Depending on when the rest of the funds can be raised for the siding materials and a building permit, troops from Camp Grayling have offered to supply the labor for the project.
“We’re waiting to get everything in order,” said Karl Schreiner, the president of the Crawford County Historical Society.
The interior of the building will also be revamped as the museum opens for the season this Memorial Day weekend.
Different areas of the building will be used to highlight veterans and showcase photographs and artifacts from the Civil War, World War I, World War II and Korea, Vietnam, the modern era, as well as a spot for the National Guard.
The displays will not be the same as they were the year before as the museum moves forward.
“We will keep rotating photographs around until we go through a complete cycle or until we get new stuff in,” Schreiner said.
A model builder will be sought to recreate scenes from battles fought with airplanes that can be hung from ceiling of the building.
One intriguing display in the museum is from the late Don Geiss, who was among a group of POWs captured during World War II. The troops were loaded onto a Nazi train, and then took on bullets fired by U.S. fighter pilots.
“All they saw were swastikas,” Schreiner said.
Geiss and his fellow troops were released, and were then fired upon by Russian soldiers.
The museum also wants to pay its respect to Crawford County families who have served in various wars throughout the years.
“Those stories aren’t told, and we need to be able to do that,” Schreiner said.
A new sign and emblems for each branch of the military will be placed on the exterior of the building, as well as one recognizing the deep connection between Camp Grayling and the community.
Schreiner hopes that the military annex will get the attention it deserves along with other attractions on the museum grounds.
“I think we have a first rate military museum for a town our size, and I want people to come here and take pictures of it,” he said.
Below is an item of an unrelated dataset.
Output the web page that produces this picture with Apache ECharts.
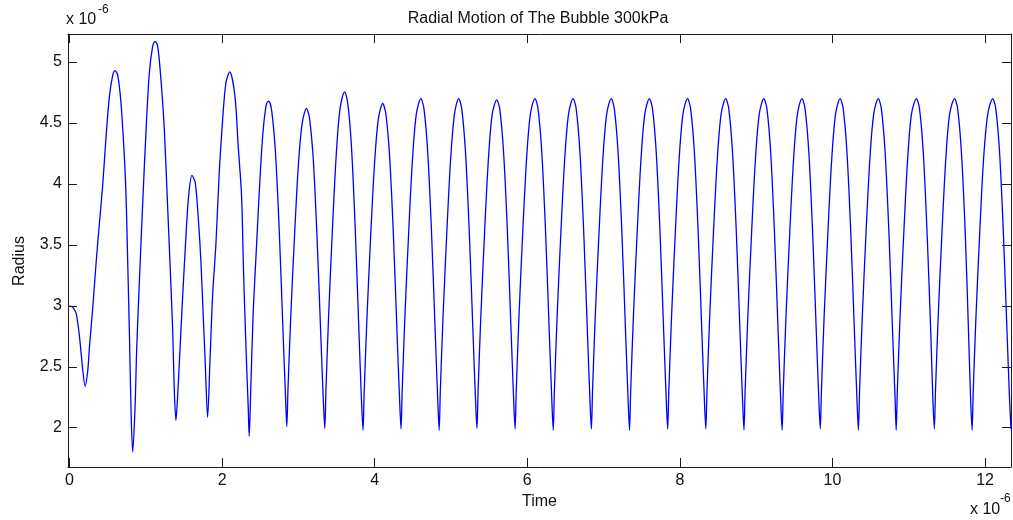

The family of Peter Lukes, of Auburn, donated $7,075 to the Crawford County Historical Society to put a new roof on the Military Annex building in 2015 in his memory.
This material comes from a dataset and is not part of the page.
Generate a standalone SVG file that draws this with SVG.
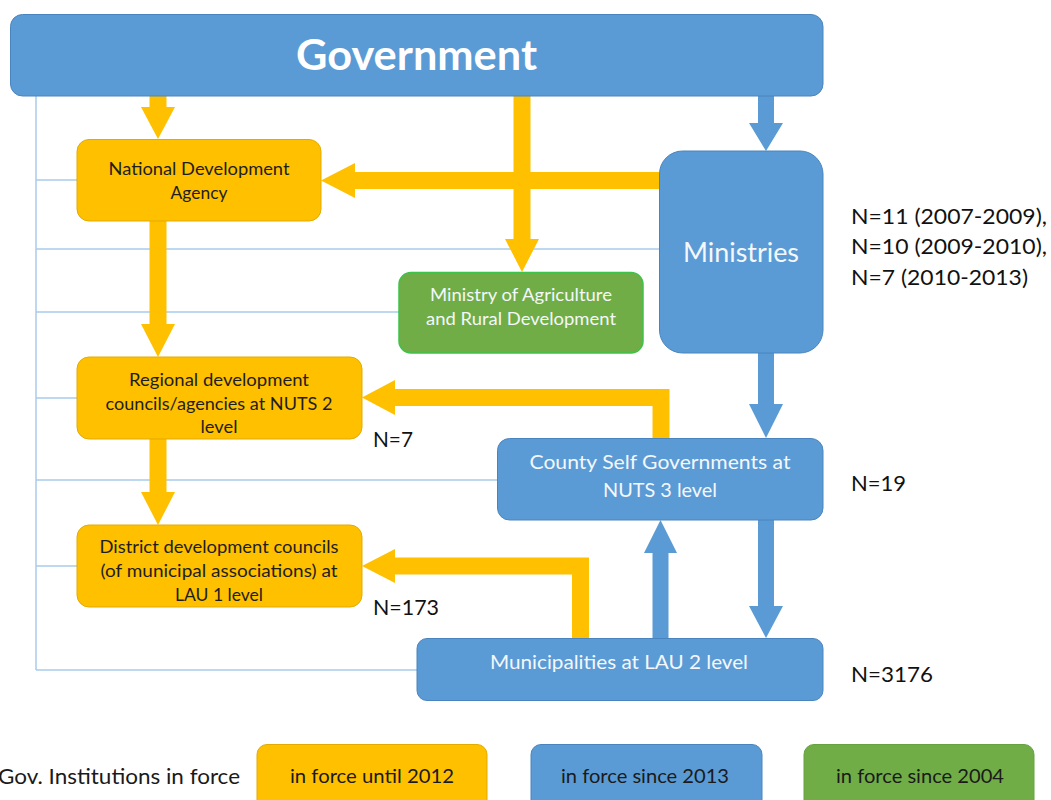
<svg xmlns="http://www.w3.org/2000/svg" width="1051" height="800" viewBox="0 0 1051 800">
<style>
  text { font-family: Lato, "Liberation Sans", sans-serif; }
  .blue { fill: #5B9BD5; stroke: #4A84BE; stroke-width: 1; }
  .yellow { fill: #FFC000; stroke: #E3AB00; stroke-width: 1; }
  .green { fill: #70AD47; stroke: #3EC24A; stroke-width: 1.5; }
  .legend-green { fill: #70AD47; stroke: #66A23F; stroke-width: 1; }
  .dark { fill: #1E1E1E; font-size: 17.5px; text-anchor: middle; }
  .light { fill: #F4F7FB; font-size: 17.5px; text-anchor: middle; }
  .lbl { fill: #111111; font-size: 22px; }
  .leg { fill: #1A1A1A; font-size: 20px; text-anchor: middle; }
  .thin { stroke: #A9CBEB; stroke-width: 1.5; fill: none; }
  .ya { fill: #FFC000; }
  .ba { fill: #5B9BD5; }
</style>

<g id="connectors">
  <g id="thin-lines">
    <line class="thin" x1="36" y1="96" x2="36" y2="670"/>
    <line class="thin" x1="36" y1="180" x2="77" y2="180"/>
    <line class="thin" x1="36" y1="249" x2="659" y2="249"/>
    <line class="thin" x1="36" y1="312" x2="399" y2="312"/>
    <line class="thin" x1="36" y1="398" x2="77" y2="398"/>
    <line class="thin" x1="36" y1="480" x2="497" y2="480"/>
    <line class="thin" x1="36" y1="566" x2="77" y2="566"/>
    <line class="thin" x1="36" y1="670" x2="417" y2="670"/>
  </g>
  <polygon class="ya" points="149.5,96 166.5,96 166.5,107 175,107 158,139 141,107 149.5,107"/>
  <polygon class="ya" points="149.5,221 166.5,221 166.5,324 175,324 158,357 141,324 149.5,324"/>
  <polygon class="ya" points="149.5,439 166.5,439 166.5,492 175,492 158,525 141,492 149.5,492"/>
  <polygon class="ya" points="659,172 355,172 355,163 321,180.5 355,198 355,189 659,189"/>
  <polygon class="ya" points="513.5,96 530.5,96 530.5,239 539,239 522,272 505,239 513.5,239"/>
  <polygon class="ya" points="652.5,438 652.5,406 395,406 395,415 362,397.5 395,380 395,389 669.5,389 669.5,438"/>
  <polygon class="ya" points="572,638 572,574.5 395,574.5 395,583 362,566 395,549 395,557.5 589,557.5 589,638"/>
  <polygon class="ba" points="758,96 774,96 774,123 783,123 766,151 749,123 758,123"/>
  <polygon class="ba" points="758,353 774,353 774,404 783,404 766,438 749,404 758,404"/>
  <polygon class="ba" points="758,520 774,520 774,606 783,606 766,638 749,606 758,606"/>
  <polygon class="ba" points="652.5,638 668.5,638 668.5,553 677,553 660.5,520 644,553 652.5,553"/>
</g>

<g id="government">
  <rect class="blue" x="10.5" y="14.5" width="812.5" height="81.5" rx="12"/>
  <text x="416.5" y="70" fill="#FFFFFF" font-size="42" font-weight="bold" text-anchor="middle" textLength="241" lengthAdjust="spacingAndGlyphs">Government</text>
</g>

<g id="nda">
  <rect class="yellow" x="77" y="139.5" width="244" height="81.5" rx="12"/>
  <text class="dark" x="199" y="175" textLength="181" lengthAdjust="spacingAndGlyphs">National Development</text>
  <text class="dark" x="199" y="199" textLength="57" lengthAdjust="spacingAndGlyphs">Agency</text>
</g>

<g id="ministry-agriculture">
  <rect class="green" x="399" y="272.5" width="244" height="80.5" rx="12"/>
  <text class="light" x="521" y="301" textLength="182" lengthAdjust="spacingAndGlyphs">Ministry of Agriculture</text>
  <text class="light" x="521" y="325" textLength="190" lengthAdjust="spacingAndGlyphs">and Rural Development</text>
</g>

<g id="ministries">
  <rect class="blue" x="659.5" y="151" width="163.5" height="202" rx="23"/>
  <text x="741" y="262" fill="#F4F7FB" font-size="27" text-anchor="middle" textLength="116" lengthAdjust="spacingAndGlyphs">Ministries</text>
</g>

<g id="regional">
  <rect class="yellow" x="77" y="357" width="285" height="82" rx="12"/>
  <text class="dark" x="219" y="386" textLength="180" lengthAdjust="spacingAndGlyphs">Regional development</text>
  <text class="dark" x="219" y="409.5" textLength="227" lengthAdjust="spacingAndGlyphs">councils/agencies  at NUTS 2</text>
  <text class="dark" x="219" y="433" textLength="37" lengthAdjust="spacingAndGlyphs">level</text>
</g>

<g id="district">
  <rect class="yellow" x="77" y="525" width="285" height="82" rx="12"/>
  <text class="dark" x="219" y="553" textLength="239" lengthAdjust="spacingAndGlyphs">District development  councils</text>
  <text class="dark" x="219" y="577" textLength="237" lengthAdjust="spacingAndGlyphs">(of municipal associations) at</text>
  <text class="dark" x="219" y="601" textLength="88" lengthAdjust="spacingAndGlyphs">LAU 1 level</text>
</g>

<g id="county">
  <rect class="blue" x="497.5" y="438.5" width="325.5" height="81.5" rx="12"/>
  <text class="light" x="660" y="469" font-size="19.5" style="font-size:19.5px" textLength="261" lengthAdjust="spacingAndGlyphs">County Self Governments  at</text>
  <text class="light" x="660" y="497" style="font-size:19.5px" textLength="114" lengthAdjust="spacingAndGlyphs">NUTS 3 level</text>
</g>

<g id="municipalities">
  <rect class="blue" x="417" y="638.5" width="406" height="62" rx="10"/>
  <text class="light" x="619" y="669" style="font-size:19.5px" textLength="258" lengthAdjust="spacingAndGlyphs">Municipalities at LAU 2 level</text>
</g>

<g id="count-labels">
  <text class="lbl" x="851" y="224" textLength="196" lengthAdjust="spacingAndGlyphs">N=11 (2007-2009),</text>
  <text class="lbl" x="851" y="254" textLength="196" lengthAdjust="spacingAndGlyphs">N=10 (2009-2010),</text>
  <text class="lbl" x="851" y="285" textLength="177" lengthAdjust="spacingAndGlyphs">N=7 (2010-2013)</text>
  <text class="lbl" x="373" y="447" textLength="40" lengthAdjust="spacingAndGlyphs">N=7</text>
  <text class="lbl" x="373" y="615" textLength="66" lengthAdjust="spacingAndGlyphs">N=173</text>
  <text class="lbl" x="851" y="491" textLength="55" lengthAdjust="spacingAndGlyphs">N=19</text>
  <text class="lbl" x="851" y="682" textLength="82" lengthAdjust="spacingAndGlyphs">N=3176</text>
</g>

<g id="legend">
  <text x="-2" y="784" fill="#1A1A1A" font-size="20.5" textLength="242" lengthAdjust="spacingAndGlyphs">Gov.  Institutions  in force</text>
  <rect class="yellow" x="257" y="744.5" width="230" height="70" rx="10"/>
  <text class="leg" x="372" y="783" textLength="164" lengthAdjust="spacingAndGlyphs">in force until 2012</text>
  <rect class="blue" x="531" y="744.5" width="231" height="70" rx="10"/>
  <text class="leg" x="645" y="783" textLength="168" lengthAdjust="spacingAndGlyphs">in force since 2013</text>
  <rect class="legend-green" x="804" y="744.5" width="230" height="70" rx="10"/>
  <text class="leg" x="920" y="783" textLength="168" lengthAdjust="spacingAndGlyphs">in force since 2004</text>
</g>
</svg>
Lukes served nearly 40 years in the Michigan National Guard and had a close connection with Camp Grayling. For seven years, he served as the command sergeant major for Camp Grayling. The command sergeant major serves directly under the Camp Grayling commander, ensuring that day-to-day operations, activities and training proceed as planned. Lukes died on Sept. 27, 2014. He was 75.
After the siding project is completed, the military annex building will serve as a recognition for veterans for many years to come.
“Bit by bit, it’s coming around,” Schreiner said.
Built in the early 1880s, the building was sold to Grayling Charter Township for use as a township hall in 1883. The township hall was located at Ottawa Street and Ogemaw Street. When the Grayling Middle School, which was the Grayling High School at the time, sought to expand, the township entered into a property trade with the school district. The building was eventually moved to the Grayling City Park and was dedicated in 1974 as the first museum after the Crawford County Historical Society was founded.